Bruiser and The Goob
Football and cheer have come to an end. In more ways than one. Teenzilla is all done cheering for the Rec. League, and hopefully The Boy will want to play again next year. Teenzilla tried out and made her school competitive cheer team, but alas- she does not love the sport as much as I want her to, so she quit the team.

This first week after the season ends is always the hardest for me. Practice every night and games every Saturday is a grueling schedule, but it has been such a huge part of my life for the last 4 years that it is hard to come to grips that it is all over- done coaching, done cheering- and next year if The Boy plays, I will get to be just a regular mom, cheering on the kids from the stands. I am already considering how to get the coveted title of "Team Mom", which would mean I would still be in all the action, but there is a whole year, and a lot of mom's that I am sure will be eyeing the position..

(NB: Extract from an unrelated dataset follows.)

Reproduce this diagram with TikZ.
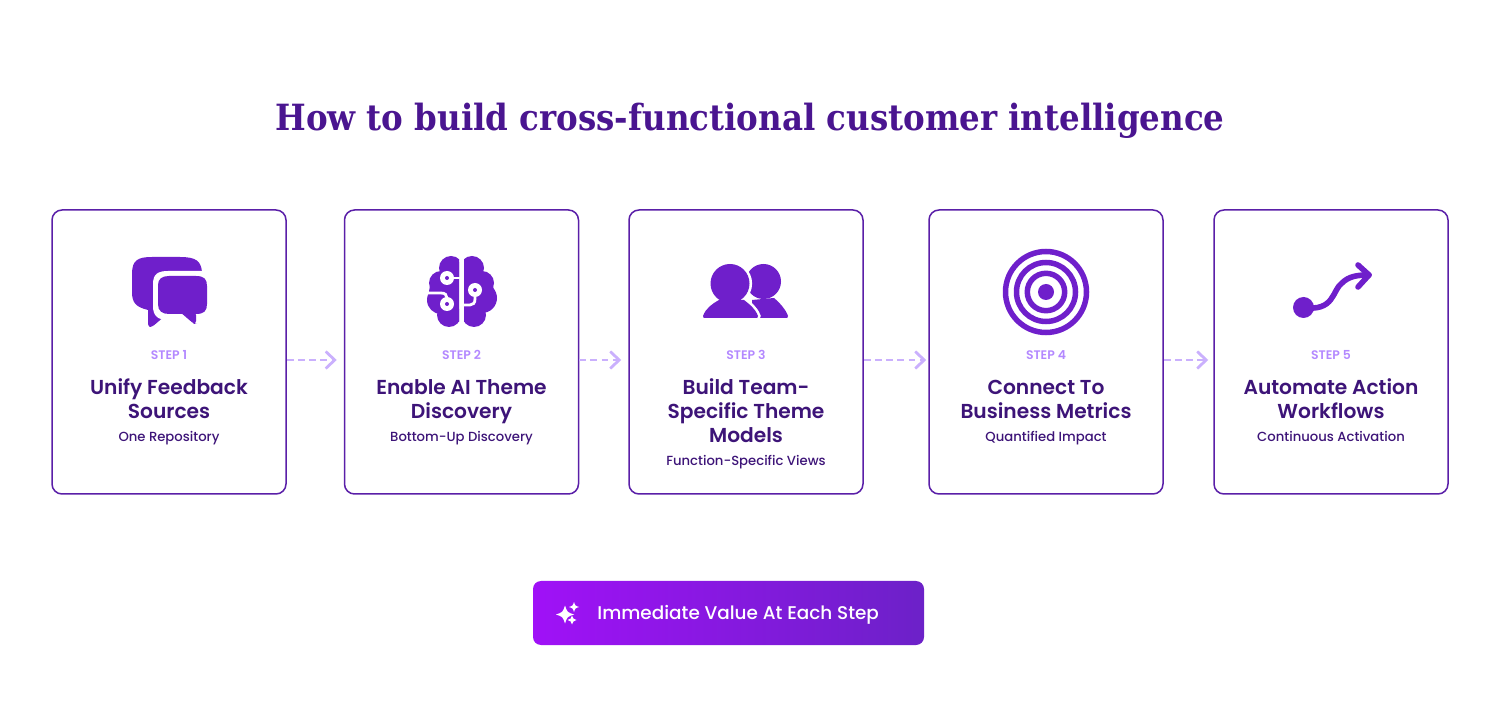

Words cannot describe what an amazing season it was. Getting an autistic kid to play pretty much any sport is  a feat, getting mine to play football is a small miracle. He went to practice every day without complaint, never missed a game ( even though he stood on the sidelines for most of them!) got a few seconds of glory and had the opportunity to be coached by a staff of amazing guys who taught him so much.  He earned the Ironman Award- an award given to the hearty few who do make every game and practice, and that to me is more important than how many plays he got per game. He was there- learning to be part of a team, making friends and learning how to play full contact football.  He gave himself the nickname "Bruiser", another minor miracle, as he has always insisted on using his name, NEVER a nickname.  I am so very, very proud of his accomplishments, and hope that he means it when he says "I can't wait to play next year".


Now it's time to take a break before moving on to something else.  There is a program we are looking at for him called Mad Skillz, a program designed to improve on understanding, knowledge and skills of the game. He said he was interested- we shall see. I really do hope he wants to do it- and I really hope he plays again next year.
So nervous
Holding my breath

The cheerleading thing is what I am mourning.  I didn't realize just how vicariously I was living through my daughter until now. I wanted her to love the sport as much as I did, or at the very least like it enough to do one year of competitive cheering for her school. Not meant to be. She was upset that she even made the team  in the first place, and then, as we ended our youth league season, there was no break and competitive started immediately. Having taken a VERY heartbreaking loss at her final competition I truly thought she would want to keep going.  The schedule was just as busy, 2 hour practices including gymnastics 5 days a week, Saturday practices and competitions twice a week. Getting her to practice was going to be rather difficult, between my work schedule and The Boy's schedule there was going to be a lot of shuffling and running around. So for that, I am grateful I guess. But my dreams of watching her compete at different schools, learning different skills and being that crazy cheer mom in the stands are not to be. Coming to the realization that this was more for me than for her was a very harsh wake up. As much as she hates it- she always gave 100%, and was a GREAT cheerleader. Now it's time for her to be just as great at something else.

Teenzilla is an amazing kid- she is smart, talented and will excel at anything she does. She loves the arts. Music, theater- they are her passion. Now I will follow her lead- look for activities that she truly enjoys- and I will be a crazy theater mom, or whatever.  Her being happy and having fun will be my goals, and I will support her 100%.

So as I fold up all the football and cheer gear, the uniforms, the poms, the med kit and our trophy from last year, I am a little weepy. Silly I know, but once a cheerleader, always a cheerleader.